Property | Meaning | Default |
---|---|---|
fs.s3a.prefetch.enabled |
Enable the prefetch input stream | false |
fs.s3a.prefetch.block.size |
Size of a block | 8M |
fs.s3a.prefetch.block.count |
Number of blocks to prefetch | 8 |
The default size of a block is 8MB, and the minimum allowed block size is 1 byte. Decreasing block size will increase the number of blocks to be read for a file. A smaller block size may negatively impact performance as the number of prefetches required will increase.
S3PrefetchingInputStream
- When prefetching is enabled, S3AFileSystem will return an instance of this class as the input stream. Depending on the remote file size, it will either use the S3InMemoryInputStream
or the S3CachingInputStream
as the underlying input stream.
S3InMemoryInputStream
- Underlying input stream used when the remote file size < configured block size. Will read the entire remote file into memory.
S3CachingInputStream
- Underlying input stream used when remote file size > configured block size. Uses asynchronous prefetching of blocks and caching to improve performance.
BlockData
- Holds information about the blocks in a remote file, such as:
BufferData
- Holds the buffer and additional information about it such as:
CachingBlockManager
- Implements reading data into the buffer, prefetching and caching.
BufferPool
- Manages a fixed sized pool of buffers. It’s used by CachingBlockManager
to acquire buffers.
S3File
- Implements operations to interact with S3 such as opening and closing the input stream to the remote file in S3.
S3Reader
- Implements reading from the stream opened by S3File
. Reads from this input stream in blocks of 64KB.
FilePosition
- Provides functionality related to tracking the position in the file. Also gives access to the current buffer in use.
SingleFilePerBlockCache
- Responsible for caching blocks to the local file system. Each cache block is stored on the local disk as a separate block file.

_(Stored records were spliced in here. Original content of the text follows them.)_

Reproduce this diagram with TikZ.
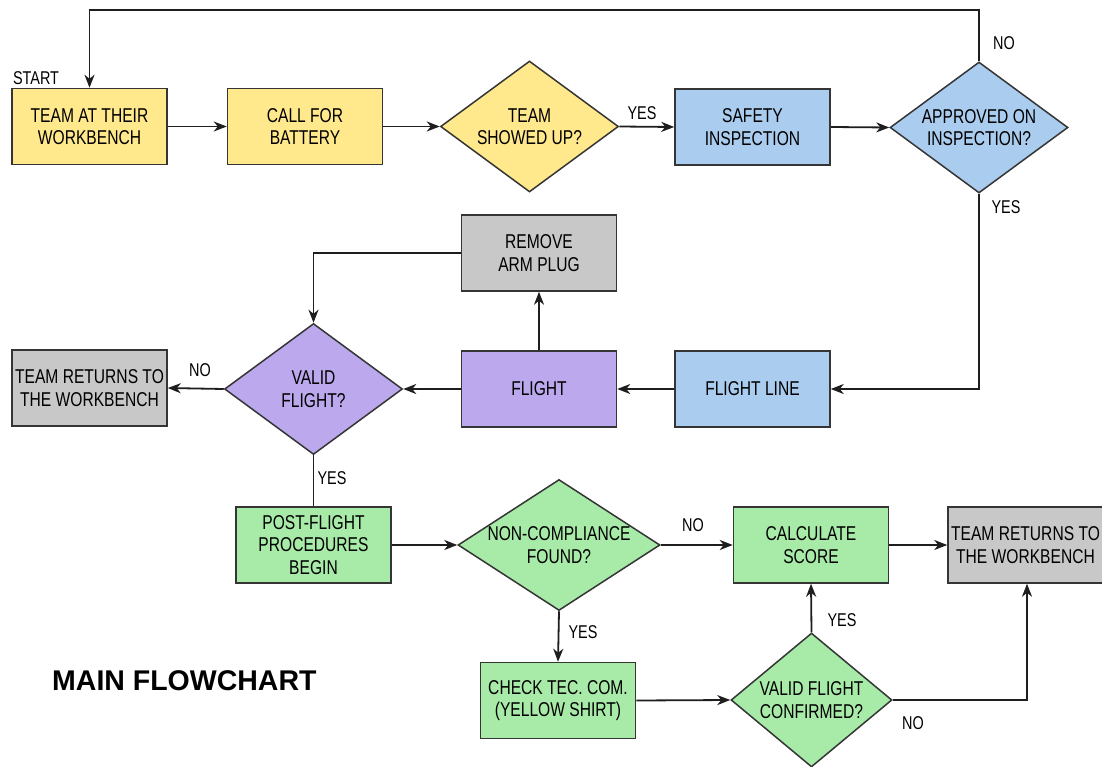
\documentclass[tikz,border=0pt]{standalone}
\usepackage{fontspec}
\setmainfont[FakeStretch=0.78]{Liberation Sans}
\newfontfamily\titlefont{Liberation Sans}
\usetikzlibrary{shapes.geometric,arrows.meta,calc}
\definecolor{cyel}{RGB}{255,233,140}
\definecolor{cblu}{RGB}{170,204,239}
\definecolor{cpur}{RGB}{188,168,236}
\definecolor{cgry}{RGB}{200,200,200}
\definecolor{cgrn}{RGB}{168,235,168}
\definecolor{cline}{RGB}{30,30,30}
\begin{document}
\begin{tikzpicture}[x=1pt,y=-1pt,
  box/.style={draw=cline!90, line width=1.5pt, minimum width=155pt, minimum height=76pt, inner sep=0pt, align=center, font=\fontsize{20}{22.5}\selectfont},
  dia/.style={draw=cline!90, line width=1.5pt, diamond, inner sep=0pt, minimum width=178pt, minimum height=131pt},
  dtxt/.style={align=center, inner sep=0pt, font=\fontsize{20}{22.5}\selectfont},
  lbl/.style={inner sep=0pt, font=\fontsize{18.5}{20}\selectfont},
  arr/.style={draw=cline, line width=1.8pt, -{Stealth[length=13pt,width=10pt,inset=4pt]}},
  ln/.style={draw=cline, line width=1.8pt}
]
\useasboundingbox (0,0) rectangle (1102,767);
\fill[white] (0,0) rectangle (1102,767);

% row 1
\node[box, fill=cyel] (b1) at (89.5,126.5) {TEAM AT THEIR\\WORKBENCH};
\node[box, fill=cyel] (b2) at (305,126.5) {CALL FOR\\BATTERY};
\node[dia, fill=cyel] (d1) at (529.5,126.5) {};
\node[dtxt] (d1t) at (d1) {TEAM\\SHOWED UP?};
\node[box, fill=cblu] (si) at (752.5,127) {SAFETY\\INSPECTION};
\node[dia, fill=cblu] (d2) at (979,127.5) {};
\node[dtxt] (d2t) at (d2) {APPROVED ON\\INSPECTION?};

% row 2
\node[box, fill=cgry] (rm) at (539,253) {REMOVE\\ARM PLUG};
\node[box, fill=cblu] (fl) at (752.5,389) {FLIGHT LINE};
\node[box, fill=cpur] (fg) at (539,389) {FLIGHT};
\node[dia, fill=cpur] (d3) at (313.5,389) {};
\node[dtxt] (d3t) at (d3) {VALID\\FLIGHT?};
\node[box, fill=cgry] (tr1) at (89.5,388) {TEAM RETURNS TO\\THE WORKBENCH};

% row 3
\node[box, fill=cgrn] (pf) at (313.5,545) {POST-FLIGHT\\PROCEDURES\\BEGIN};
\node[dia, fill=cgrn, minimum width=202pt] (d4) at (559,545) {};
\node[dtxt] (d4t) at (d4) {NON-COMPLIANCE\\FOUND?};
\node[box, fill=cgrn] (cs) at (811,545) {CALCULATE\\SCORE};
\node[box, fill=cgry] (tr2) at (1025.5,545) {TEAM RETURNS TO\\THE WORKBENCH};

% row 4
\node[box, fill=cgrn] (ck) at (558,700.5) {CHECK TEC. COM.\\(YELLOW SHIRT)};
\node[dia, fill=cgrn, minimum width=161pt, minimum height=134pt] (d5) at (811.5,700) {};
\node[dtxt] (d5t) at (d5) {VALID FLIGHT\\CONFIRMED?};

% title
\node[inner sep=0pt, anchor=west, font=\titlefont\bfseries\fontsize{28.5}{30}\selectfont] (title) at (52,681) {MAIN FLOWCHART};

% labels
\node[lbl] (lstart) at (36,78) {START};
\node[lbl] (l1) at (642,113) {YES};
\node[lbl] (l2) at (1004,43) {NO};
\node[lbl] (l3) at (1006,207) {YES};
\node[lbl] (l4) at (200,370) {NO};
\node[lbl] (l5) at (332,478) {YES};
\node[lbl] (l6) at (693,525) {NO};
\node[lbl] (l7) at (583,632) {YES};
\node[lbl] (l8) at (842,620) {YES};
\node[lbl] (l9) at (913,723) {NO};

% connectors
\coordinate (topy) at (0,10);
\draw[arr] (b1.east) -- (b2.west);
\draw[arr] (b2.east) -- (d1.west);
\draw[arr] (d1.east) -- (si.west);
\draw[arr] (si.east) -- (d2.west);
\draw[arr] (d2.north) |- (topy -| b1.north) -- (b1.north);
\draw[arr] (d2.south) |- (fl.east);
\draw[arr] (fl.west) -- (fg.east);
\draw[arr] (fg.north) -- (rm.south);
\draw[arr] (rm.west) -| (d3.north);
\draw[arr] (fg.west) -- (d3.east);
\draw[arr] (d3.west) -- (tr1.east);
\draw[ln] (d3.south) -- (pf.north);
\draw[arr] (pf.east) -- (d4.west);
\draw[arr] (d4.east) -- (cs.west);
\draw[arr] (cs.east) -- (tr2.west);
\draw[arr] (d4.south) -- (ck.north);
\draw[arr] (ck.east) -- (d5.west);
\draw[arr] (d5.north) -- (cs.south);
\draw[arr] (d5.east) -| ($(tr2.south)+(1.5,0)$);
\end{tikzpicture}
\end{document}
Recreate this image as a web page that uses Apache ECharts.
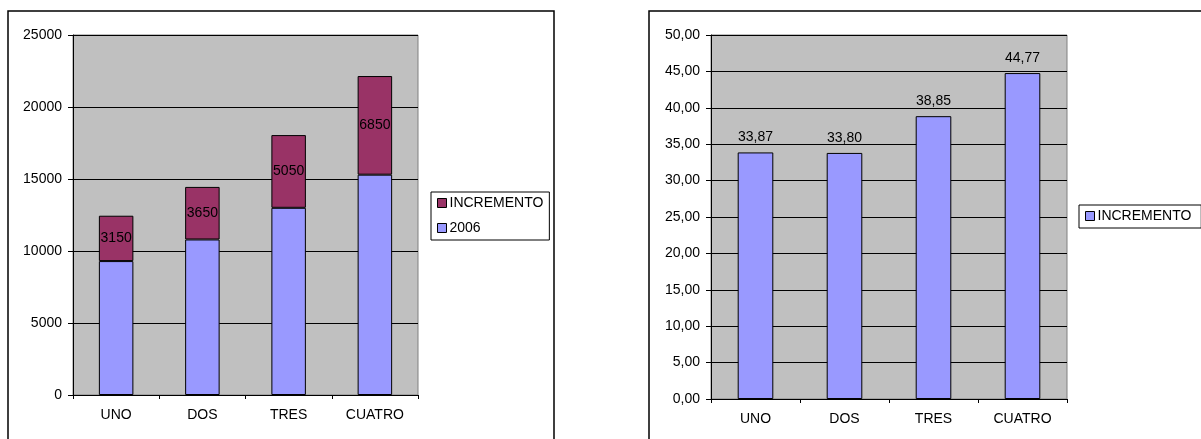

For a remote file with size 5MB, and block size = 8MB, since file size is less than the block size, the S3InMemoryInputStream
will be used.
If the caller makes the following read calls:
in.read(buffer, 0, 3MB); in.read(buffer, 0, 2MB);
When the first read is issued, there is no buffer in use yet. The S3InMemoryInputStream
gets the data in this remote file by calling the ensureCurrentBuffer()
method, which ensures that a buffer with data is available to be read from.
The ensureCurrentBuffer()
then:
S3Reader.read(ByteBuffer buffer, long offset, int size)
.S3Reader
uses S3File
to open an input stream to the remote file in S3 by making a getObject()
request with range as (0, filesize)
.S3Reader
reads the entire remote file into the provided buffer, and once reading is complete closes the S3 stream and frees all underlying resources.FilePosition
so it can be accessed by the input stream.The read operation now just gets the required bytes from the buffer in FilePosition
.
When the second read is issued, there is already a valid buffer which can be used. Don’t do anything else, just read the required bytes from this buffer.
If there is a remote file with size 40MB and block size = 8MB, the S3CachingInputStream
will be used.
If the caller makes the following calls:
in.read(buffer, 0, 5MB) in.read(buffer, 0, 8MB)
For the first read call, there is no valid buffer yet. ensureCurrentBuffer()
is called, and for the first read()
, prefetch count is set as 1.
The current block (block 0) is read synchronously, while the blocks to be prefetched (block 1) is read asynchronously.
The CachingBlockManager
is responsible for getting buffers from the buffer pool and reading data into them. This process of acquiring the buffer pool works as follows:
Once a buffer has been acquired by CachingBlockManager
, if the buffer is in a READY state, it is returned. This means that data was already read into this buffer asynchronously by a prefetch. If its state is BLANK then data is read into it using S3Reader.read(ByteBuffer buffer, long offset, int size).
For the second read call, in.read(buffer, 0, 8MB)
, since the block sizes are of 8MB and only 5MB of block 0 has been read so far, 3MB of the required data will be read from the current block 0. Once all data has been read from this block, S3CachingInputStream
requests the next block ( block 1), which will already have been prefetched and so it can just start reading from it. Also, while reading from block 1 it will also issue prefetch requests for the next blocks. The number of blocks to be prefetched is determined by fs.s3a.prefetch.block.count
.
The CachingInputStream
also caches prefetched blocks. This happens when read()
is issued after a seek()
outside the current block, but the current block still has not been fully read.
For example, consider the following calls:
in.read(buffer, 0, 5MB) in.seek(10MB) in.read(buffer, 0, 4MB) in.seek(2MB) in.read(buffer, 0, 4MB)
For the above read sequence, after the seek(10MB)
call is issued, block 0 has not been read completely so the subsequent call to read()
will cache it, on the assumption that the caller will probably want to read from it again.
After seek(2MB)
is called, the position is back inside block 0. The next read can now be satisfied from the locally cached block file, which is typically orders of magnitude faster than a network based read.
NB: seek()
is implemented lazily, so it only keeps track of the new position but does not otherwise affect the internal state of the stream. Only when a read()
is issued, it will call the ensureCurrentBuffer()
method and fetch a new block if required.